Yeah, I don’t think redirection for deleted styles is necessary — it’s much more straightforward for the client to just have the user reselect a valid style.

We could — and then the <link> would remain a deferenceable URL, as you sort of expect it to be. If we did that, I think we’d have to say that an independent-parent in the absence of a <parent-id> was also an id so that existing styles without <parent-id> continued to work.
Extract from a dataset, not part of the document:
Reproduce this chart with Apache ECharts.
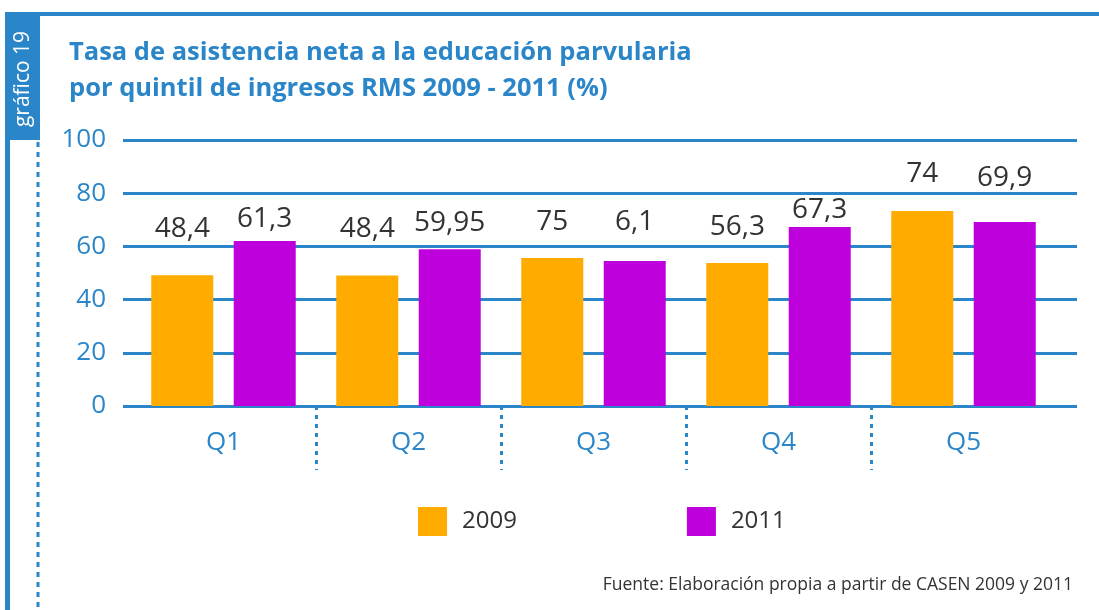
<!DOCTYPE html>
<html>
<head>
<meta charset="utf-8">
<script src="https://cdn.jsdelivr.net/npm/echarts@6/dist/echarts.min.js"></script>
<style>
  html, body { margin: 0; padding: 0; background: #fff; }
  #chart { width: 1099px; height: 610px; }
</style>
</head>
<body>
<div id="chart"></div>
<script>
// datos
var quintiles = ['Q1', 'Q2', 'Q3', 'Q4', 'Q5']
var seriesNames = ['2009', '2011']
var valores2009 = [49.2, 49.1, 55.6, 53.8, 73.3]
var valores2011 = [62.0, 58.9, 54.5, 67.3, 69.2]
// etiquetas tal como aparecen en el grafico original
var etiquetas2009 = ['48,4', '48,4', '75', '56,3', '74']
var etiquetas2011 = ['61,3', '59,95', '6,1', '67,3', '69,9']
var yTicks = [0, 20, 40, 60, 80, 100]

var azul = '#2a86c8'
var naranjo = '#ffab00'
var morado = '#bd00dc'
var fuente = '"Open Sans", "DejaVu Sans", sans-serif'

// separacion etiqueta-barra (px), las etiquetas no estan justo sobre las barras
var dist2009 = [32, 32, 22, 22, 23]
var dist2011 = [8, 12, 25, 3, 30]

function buildData (vals, labels, dists) {
  return vals.map(function (v, i) {
    return {
      value: v,
      label: { distance: dists[i], formatter: labels[i] }
    }
  })
}

var chart = echarts.init(document.getElementById('chart'))

var option = {
  animation: false,
  title: {
    text: 'Tasa de asistencia neta a la educación parvularia\npor quintil de ingresos RMS 2009 - 2011 (%)',
    left: 64,
    top: 30,
    textStyle: {
      color: azul,
      fontFamily: fuente,
      fontWeight: 'bold',
      fontSize: 25.5,
      lineHeight: 36
    }
  },
  legend: {
    data: seriesNames,
    left: 418,
    top: 507,
    padding: 0,
    itemWidth: 29,
    itemHeight: 29,
    itemGap: 170,
    icon: 'rect',
    textStyle: {
      color: '#333',
      fontFamily: fuente,
      fontSize: 24,
      padding: [0, 0, 0, 10]
    }
  },
  grid: [
    // lineas horizontales
    { left: 123, right: 22, top: 140, height: 266 },
    // barras
    { left: 131, right: 43, top: 140, height: 266 },
    // separadores punteados
    { left: 131, right: 43, top: 406, height: 64 }
  ],
  xAxis: [
    { gridIndex: 0, type: 'value', show: false },
    {
      gridIndex: 1,
      type: 'category',
      data: quintiles,
      axisLine: { show: false },
      axisTick: { show: false },
      axisLabel: {
        color: azul,
        fontFamily: fuente,
        fontSize: 26,
        margin: 24
      }
    },
    {
      gridIndex: 2,
      type: 'value',
      min: 0,
      max: quintiles.length,
      interval: 1,
      axisLine: { show: false },
      axisTick: { show: false },
      axisLabel: { show: false },
      splitLine: {
        show: true,
        showMinLine: false,
        showMaxLine: false,
        lineStyle: { color: azul, width: 3, type: [4, 5] }
      }
    }
  ],
  yAxis: [
    {
      gridIndex: 0,
      type: 'value',
      min: yTicks[0],
      max: yTicks[yTicks.length - 1],
      interval: 20,
      axisLine: { show: false },
      axisTick: { show: false },
      axisLabel: {
        color: azul,
        fontFamily: fuente,
        fontSize: 26,
        margin: 17
      },
      splitLine: { lineStyle: { color: azul, width: 3 } }
    },
    { gridIndex: 1, type: 'value', min: 0, max: 100, show: false },
    { gridIndex: 2, type: 'value', show: false }
  ],
  series: [
    {
      name: seriesNames[0],
      type: 'bar',
      xAxisIndex: 1,
      yAxisIndex: 1,
      barWidth: 62,
      barGap: '33%',
      itemStyle: { color: naranjo },
      label: {
        show: true,
        position: 'top',
        color: '#333',
        fontFamily: fuente,
        fontSize: 28
      },
      data: buildData(valores2009, etiquetas2009, dist2009)
    },
    {
      name: seriesNames[1],
      type: 'bar',
      xAxisIndex: 1,
      yAxisIndex: 1,
      barWidth: 62,
      barGap: '33%',
      itemStyle: { color: morado },
      label: {
        show: true,
        position: 'top',
        color: '#333',
        fontFamily: fuente,
        fontSize: 28
      },
      data: buildData(valores2011, etiquetas2011, dist2011)
    }
  ],
  graphic: [
    // linea superior
    { type: 'rect', shape: { x: 5, y: 12, width: 1094, height: 4 }, style: { fill: azul }, silent: true },
    // barra lateral
    { type: 'rect', shape: { x: 5, y: 12, width: 5, height: 598 }, style: { fill: azul }, silent: true },
    { type: 'rect', shape: { x: 5, y: 12, width: 35, height: 128 }, style: { fill: azul }, silent: true },
    {
      type: 'line',
      shape: { x1: 38, y1: 142, x2: 38, y2: 610 },
      style: { stroke: azul, lineWidth: 3, lineDash: [5, 5] },
      silent: true
    },
    {
      type: 'text',
      x: 23,
      y: 79,
      rotation: Math.PI / 2,
      style: {
        text: 'gráfico 19',
        fill: '#fff',
        font: '21px ' + fuente,
        textAlign: 'center',
        textVerticalAlign: 'middle'
      },
      silent: true
    },
    {
      type: 'text',
      x: 1073,
      y: 585,
      style: {
        text: 'Fuente: Elaboración propia a partir de CASEN 2009 y 2011',
        fill: '#333',
        font: '17.5px ' + fuente,
        textAlign: 'right',
        textVerticalAlign: 'middle'
      },
      silent: true
    }
  ]
}

chart.setOption(option)
</script>
</body>
</html>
There’s also the related issue of the rel="self" link. I don’t think we use that in Zotero — we update central styles by id from our own repo, and we never implemented updating of externally hosted styles. But if any clients do rely on those, they’d become more important without ids that were also deferenceable URLs. For central styles, new links would need to be in the form https://www.zotero.org/styles/90320768-db08-4d22-917c-4b7714273ff4, and we’d add a fallback to the Zotero repo for legacy ids so that https://www.zotero.org/styles/apa continued to work rather than it needing to be https://www.zotero.org/styles/http%3A%2F%2Fwww.zotero.org%2Fstyles%2Fapa (as logically it should be). Pre-UUID styles that were renamed would still retain their old URLs based on the legacy ids. (If we really didn’t like that, we could discuss alternatives, but accepting frozen ids and being content with updated titles is sort of the point here.)